Und ich wuerde die Reifen einfach haeufiger mal von vorne nach hinten rotieren, so dass ich erst nie in die Situation komme, wo ich unterschiedlich abgefahrene Reifen habe und mir nun Gedanken machen muss, wo ich welche aufziehen will. Hoechstens wenn mir bei fast neuen Reifen mal einer kaputt geht, wuerde ich einen einzelnen Reifen auswechseln, ansonsten immer alle 4. Klar, ist eine Kostenfrage, aber auch eine der Sicherheit. Aber ich brauche sowieso alle 25.000 km oder einmal im Jahr einen neuen Satz....

Nachdem so viele Clevere sich hier äussern, gleich noch ein Praxisbeispiel.
Beim letzten Kurs (ich gehe jedes Jahr) mussten wir auf 50 km/h beschleunigen auf der Seifen bahn dann zwei Pilonen ausweichen. Der Trick: die Hinterräder waren Slicks.
und ich muss sagen, wenn man etwas zu spät gegenlenkte, war der Wagen schon ausgebrochen und drehte sich um die eigene Achse (Heck in Fahrtrichtung)....
Aber im Moment schaufeln wir hier eher als rumfahren.
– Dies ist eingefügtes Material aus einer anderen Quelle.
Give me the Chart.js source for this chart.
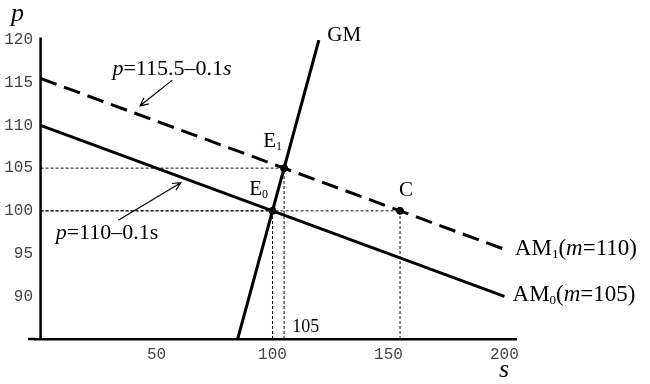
<!DOCTYPE html>
<html>
<head>
<meta charset="utf-8">
<script src="https://cdn.jsdelivr.net/npm/chart.js@4/dist/chart.umd.min.js"></script>
<style>
  html, body { margin: 0; padding: 0; background: #fff; }
  #wrap { width: 650px; height: 384px; position: relative; }
</style>
</head>
<body>
<div id="wrap"><canvas id="chart" width="650" height="384"></canvas></div>
<script>
// values
const sEnds = [0, 200];
const am0P = [110, 90];        // p = 110 - 0.1s
const am1P = [115.5, 95.5];    // p = 115.5 - 0.1s
const gmS = [85, 120];
const gmP = [85, 120];
const pointNames = ["E0", "E1", "C"];
const pointS = [100, 105, 155];
const pointP = [100, 105, 100];
const xTicks = [50, 100, 150, 200];
const yTicks = [90, 95, 100, 105, 110, 115, 120];

const toXY = (xs, ys) => xs.map((x, i) => ({ x, y: ys[i] }));

// dotted guide lines from each point down to the s axis and across to the p axis
const guides = [];
pointS.forEach((s, i) => {
  guides.push(toXY([s, s], [85, pointP[i]]));
  guides.push(toXY([0, s], [pointP[i], pointP[i]]));
});

const guideSets = guides.map((d) => ({
  data: d, showLine: true, borderColor: "#111", borderWidth: 1,
  borderDash: [3, 2], pointRadius: 0, fill: false,
}));

const serif = '"Liberation Serif", "DejaVu Serif", serif';

// text and arrows, placed in data units
const notes = [
  { parts: [["p", "italic"], ["=115.5\u20130.1", ""], ["s", "italic"]], s: 31, p: 115.9, size: 22 },
  { parts: [["p", "italic"], ["=110\u20130.1s", ""]], s: 6.5, p: 96.7, size: 22 },
  { parts: [["GM", ""]], s: 123.6, p: 119.9, size: 21 },
  { parts: [["E", ""]], s: 96, p: 107.5, size: 21, sub: "1" },
  { parts: [["E", ""]], s: 90, p: 101.8, size: 21, sub: "0" },
  { parts: [["C", ""]], s: 154.5, p: 101.7, size: 21 },
  { parts: [["105", ""]], s: 108.5, p: 85.8, size: 18 },
  { parts: [["AM", ""]], s: 204.5, p: 94.85, size: 23, sub: "1", tail: [["(", ""], ["m", "italic"], ["=110)", ""]] },
  { parts: [["AM", ""]], s: 203.5, p: 89.4, size: 23, sub: "0", tail: [["(", ""], ["m", "italic"], ["=105)", ""]] },
];
const arrows = [
  { from: [56.8, 115.3], to: [42.9, 112.3] },
  { from: [33.5, 98.9], to: [60.5, 103.3] },
];

const overlay = {
  id: "overlay",
  afterDatasetsDraw(chart) {
    const { ctx, chartArea, scales: { x, y } } = chart;
    ctx.save();
    ctx.strokeStyle = "#000";
    ctx.lineWidth = 2.5;
    // vertical p axis at s = 0, and the s axis running a little past it
    ctx.beginPath();
    ctx.moveTo(x.getPixelForValue(0), y.getPixelForValue(85));
    ctx.lineTo(x.getPixelForValue(0), y.getPixelForValue(120.3));
    ctx.moveTo(chartArea.left - 7, chartArea.bottom);
    ctx.lineTo(chartArea.left, chartArea.bottom);
    ctx.stroke();

    ctx.fillStyle = "#000";
    ctx.textBaseline = "alphabetic";
    const drawRun = (runs, px, py, size) => {
      runs.forEach(([t, st]) => {
        ctx.font = `${st} ${size}px ${serif}`;
        ctx.fillText(t, px, py);
        px += ctx.measureText(t).width;
      });
      return px;
    };
    notes.forEach((n) => {
      let px = x.getPixelForValue(n.s);
      const py = y.getPixelForValue(n.p);
      px = drawRun(n.parts, px, py, n.size);
      if (n.sub) {
        ctx.font = `${Math.round(n.size * 0.55)}px ${serif}`;
        ctx.fillText(n.sub, px, py + 3);
        px += ctx.measureText(n.sub).width;
      }
      if (n.tail) drawRun(n.tail, px, py, n.size);
    });

    // axis names
    ctx.font = `italic 26px ${serif}`;
    ctx.fillText("p", 11, 21);
    ctx.fillText("s", 499, 377);

    ctx.lineWidth = 1.2;
    arrows.forEach((a) => {
      const x1 = x.getPixelForValue(a.from[0]), y1 = y.getPixelForValue(a.from[1]);
      const x2 = x.getPixelForValue(a.to[0]), y2 = y.getPixelForValue(a.to[1]);
      const ang = Math.atan2(y2 - y1, x2 - x1);
      ctx.beginPath();
      ctx.moveTo(x1, y1);
      ctx.lineTo(x2, y2);
      ctx.moveTo(x2 - 9 * Math.cos(ang - 0.45), y2 - 9 * Math.sin(ang - 0.45));
      ctx.lineTo(x2, y2);
      ctx.lineTo(x2 - 9 * Math.cos(ang + 0.45), y2 - 9 * Math.sin(ang + 0.45));
      ctx.stroke();
    });
    ctx.restore();
  },
};

new Chart(document.getElementById("chart"), {
  type: "scatter",
  data: {
    datasets: [
      ...guideSets,
      { data: toXY(sEnds, am0P), showLine: true, borderColor: "#000", borderWidth: 3, pointRadius: 0 },
      { data: toXY(sEnds, am1P), showLine: true, borderColor: "#000", borderWidth: 3, borderDash: [17, 8], pointRadius: 0 },
      { data: toXY(gmS, gmP), showLine: true, borderColor: "#000", borderWidth: 3, pointRadius: 0 },
      { data: toXY(pointS, pointP), showLine: false, backgroundColor: "#000", borderColor: "#000", pointRadius: 3.5 },
    ],
  },
  options: {
    responsive: false,
    animation: false,
    layout: { padding: { top: 40, right: 134, left: 0, bottom: 0 } },
    plugins: { legend: { display: false }, tooltip: { enabled: false } },
    scales: {
      x: {
        type: "linear", min: -2.4, max: 205,
        afterBuildTicks: (s) => { s.ticks = xTicks.map((v) => ({ value: v })); },
        afterFit: (s) => { s.height = 45; },
        grid: { display: false, drawTicks: false },
        border: { display: true, color: "#000", width: 2.5 },
        ticks: { color: "#444", padding: 6, font: { family: '"Liberation Mono", monospace', size: 16 } },
      },
      y: {
        type: "linear", min: 85, max: 120,
        afterBuildTicks: (s) => { s.ticks = yTicks.map((v) => ({ value: v })); },
        afterFit: (s) => { s.width = 35; },
        grid: { display: false, drawTicks: false },
        border: { display: false },
        ticks: { color: "#444", padding: 2, font: { family: '"Liberation Mono", monospace', size: 16 } },
      },
    },
  },
  plugins: [overlay],
});
</script>
</body>
</html>
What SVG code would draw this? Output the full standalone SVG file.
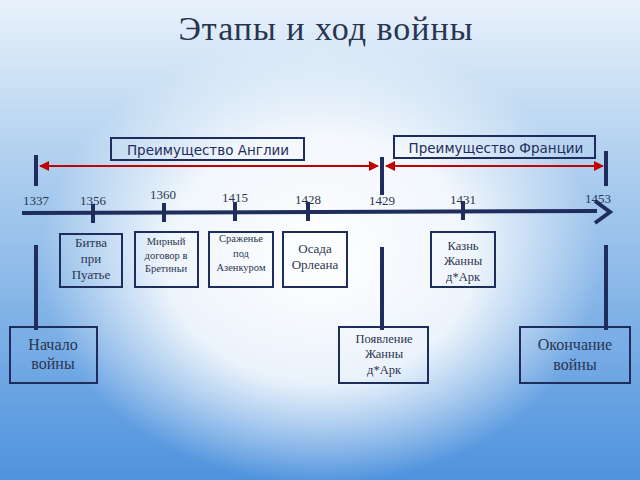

Buddelmütz

Ich grüsse Euch!🙂

Hatte schonmal vor etlichen Monaten bei einem Reifenthema auf die spurgebende Hinterachse hingewiesen....🙂
Wer meint, mit gutem Profil auf der Vorderachse und mässigem Profil auf der Hinterachse gut durch den Winter zu kommen, ist mächtig auf dem Holzweg!
Und bei Aquaplaning kann man nicht mehr lenken, weil alle Räder auf einem Wasserfilm gleiten.
Und wenn nur die Hinterräder aufschwimmen...und die Vorderachse noch lenkfähig ist, passiert exakt das, was Mützer erzählte: man wird vom Heck überholt.😁

Ich halte es wie sling!🙂
Reifenprofil durch regelmässiges wechseln auf den Achsen möglichst gleichmässig verschleissen...und bei 3mm Restprofil neue Reifen kaufen.(Sommerreifen!)
Bei Winterreifen sollte man sich bei 4mm schon Gedanken machen...wenn man in einem Schneereichen Gebiet wohnt und auf täglichen Gebrauch des Fahrzeugs angewiesen ist.

Ich finde die Reportagen immer sehr entzückend, wenn im Sauerland die Holländer auf Sommerreifen zum Schifahren ankommen...und dann vom ADAC zum Hotel geschleppt werden müssen, weil sie den Hügel nicht hochkommen.